• WHAT NEEDS TO BE DONE
Return each line of the data below verbatim; pictures are to be left out.
○ ○ ○
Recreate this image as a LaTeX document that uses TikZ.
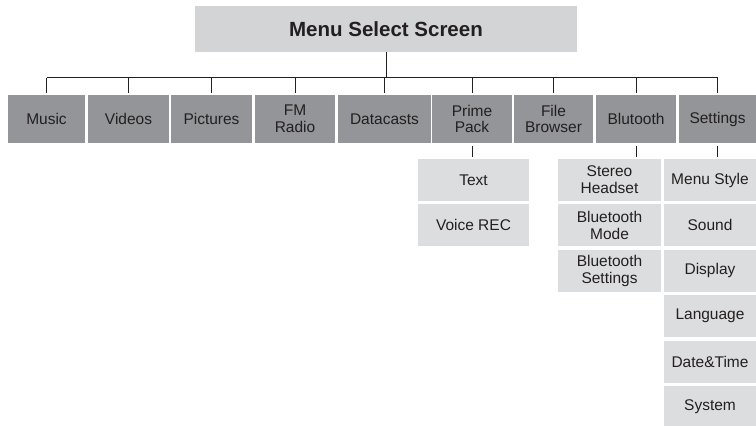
\documentclass[tikz,border=0pt]{standalone}
\usepackage{fontspec}
\setmainfont{Liberation Sans}
\usetikzlibrary{positioning}
\definecolor{ink}{HTML}{231F20}
\definecolor{topgray}{HTML}{D3D4D6}
\definecolor{rowgray}{HTML}{939598}
\definecolor{subgray}{HTML}{DCDDDE}

\begin{document}
\begin{tikzpicture}[x=1pt,y=-1pt,font=\fontsize{15.5}{16.7}\selectfont,text=ink,
    menu/.style={fill=rowgray,minimum width=80pt,minimum height=48pt,inner sep=0pt,align=center},
    sub/.style={fill=subgray,minimum height=42pt,inner sep=0pt,align=center},
    wire/.style={draw=ink,line width=0.9pt}]
    \useasboundingbox (0,0) rectangle (756,426);
    \node[fill=topgray,minimum width=382pt,minimum height=46pt,font=\fontsize{20.5}{24}\selectfont\bfseries] (top) at (386,29) {Menu Select Screen};
    % first level
    \node[menu,minimum width=77pt] (music) at (46.5,119) {Music};
    \node[menu,minimum width=81pt] (videos) at (128.5,119) {Videos};
    \node[menu,minimum width=81pt] (pictures) at (211.5,119) {Pictures};
    \node[menu] (fm) at (295,119) {FM\\Radio};
    \node[menu,minimum width=93pt] (datacasts) at (384.5,119) {Datacasts};
    \node[menu] (prime) at (472,119) {Prime\\Pack};
    \node[menu,minimum width=79pt] (file) at (553.5,119) {File\\Browser};
    \node[menu] (blutooth) at (636,119) {Blutooth};
    \node[menu,minimum width=77pt] (settings) at (717.5,119) {Settings};
    \coordinate (bus) at (386,77.5);
    % second level
    \node[sub,minimum width=111pt] (text) at (473.5,180) {Text};
    \node[sub,minimum width=111pt,below=3pt of text] (voice) {Voice REC};
    \node[sub,minimum width=103pt] (stereo) at (609.5,180) {Stereo\\Headset};
    \node[sub,minimum width=103pt,below=3pt of stereo] (btmode) {Bluetooth\\Mode};
    \node[sub,minimum width=103pt,below=3pt of btmode] (btset) {Bluetooth\\Settings};
    \node[sub,minimum width=92pt] (style) at (710,180) {Menu Style};
    \node[sub,minimum width=92pt,below=3pt of style] (sound) {Sound};
    \node[sub,minimum width=92pt,below=3pt of sound] (display) {Display};
    \node[sub,minimum width=92pt,below=3pt of display] (language) {Language};
    \node[sub,minimum width=92pt,below=3pt of language] (datetime) {Date\&Time};
    \node[sub,minimum width=92pt,below=3pt of datetime] (system) {System};
    % connectors
    \draw[wire] (top.south) -- (bus);
    \draw[wire] (music.north |- bus) -- (settings.north |- bus);
    \foreach \n in {music,videos,pictures,fm,datacasts,prime,file,blutooth,settings}
      \draw[wire] (\n.north |- bus) -- ([yshift=2pt]\n.north);
    \draw[wire] ([yshift=-3pt]prime.south) -- ([yshift=2pt]text.north -| prime.south);
    \draw[wire] ([yshift=-3pt]blutooth.south) -- ([yshift=2pt]stereo.north -| blutooth.south);
    \draw[wire] ([yshift=-3pt]settings.south) -- ([yshift=2pt]style.north -| settings.south);
  \end{tikzpicture}
\end{document}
○ ○ ○
• ANSWER FOR THE TASK
Recreate this image as a LaTeX document that uses TikZ.
\documentclass[tikz,border=0pt]{standalone}
\usepackage{fontspec}
\setmainfont{Liberation Sans}
\usetikzlibrary{positioning}
\definecolor{ink}{HTML}{231F20}
\definecolor{topgray}{HTML}{D3D4D6}
\definecolor{rowgray}{HTML}{939598}
\definecolor{subgray}{HTML}{DCDDDE}

\begin{document}
\begin{tikzpicture}[x=1pt,y=-1pt,font=\fontsize{15.5}{16.7}\selectfont,text=ink,
    menu/.style={fill=rowgray,minimum width=80pt,minimum height=48pt,inner sep=0pt,align=center},
    sub/.style={fill=subgray,minimum height=42pt,inner sep=0pt,align=center},
    wire/.style={draw=ink,line width=0.9pt}]
    \useasboundingbox (0,0) rectangle (756,426);
    \node[fill=topgray,minimum width=382pt,minimum height=46pt,font=\fontsize{20.5}{24}\selectfont\bfseries] (top) at (386,29) {Menu Select Screen};
    % first level
    \node[menu,minimum width=77pt] (music) at (46.5,119) {Music};
    \node[menu,minimum width=81pt] (videos) at (128.5,119) {Videos};
    \node[menu,minimum width=81pt] (pictures) at (211.5,119) {Pictures};
    \node[menu] (fm) at (295,119) {FM\\Radio};
    \node[menu,minimum width=93pt] (datacasts) at (384.5,119) {Datacasts};
    \node[menu] (prime) at (472,119) {Prime\\Pack};
    \node[menu,minimum width=79pt] (file) at (553.5,119) {File\\Browser};
    \node[menu] (blutooth) at (636,119) {Blutooth};
    \node[menu,minimum width=77pt] (settings) at (717.5,119) {Settings};
    \coordinate (bus) at (386,77.5);
    % second level
    \node[sub,minimum width=111pt] (text) at (473.5,180) {Text};
    \node[sub,minimum width=111pt,below=3pt of text] (voice) {Voice REC};
    \node[sub,minimum width=103pt] (stereo) at (609.5,180) {Stereo\\Headset};
    \node[sub,minimum width=103pt,below=3pt of stereo] (btmode) {Bluetooth\\Mode};
    \node[sub,minimum width=103pt,below=3pt of btmode] (btset) {Bluetooth\\Settings};
    \node[sub,minimum width=92pt] (style) at (710,180) {Menu Style};
    \node[sub,minimum width=92pt,below=3pt of style] (sound) {Sound};
    \node[sub,minimum width=92pt,below=3pt of sound] (display) {Display};
    \node[sub,minimum width=92pt,below=3pt of display] (language) {Language};
    \node[sub,minimum width=92pt,below=3pt of language] (datetime) {Date\&Time};
    \node[sub,minimum width=92pt,below=3pt of datetime] (system) {System};
    % connectors
    \draw[wire] (top.south) -- (bus);
    \draw[wire] (music.north |- bus) -- (settings.north |- bus);
    \foreach \n in {music,videos,pictures,fm,datacasts,prime,file,blutooth,settings}
      \draw[wire] (\n.north |- bus) -- ([yshift=2pt]\n.north);
    \draw[wire] ([yshift=-3pt]prime.south) -- ([yshift=2pt]text.north -| prime.south);
    \draw[wire] ([yshift=-3pt]blutooth.south) -- ([yshift=2pt]stereo.north -| blutooth.south);
    \draw[wire] ([yshift=-3pt]settings.south) -- ([yshift=2pt]style.north -| settings.south);
  \end{tikzpicture}
\end{document}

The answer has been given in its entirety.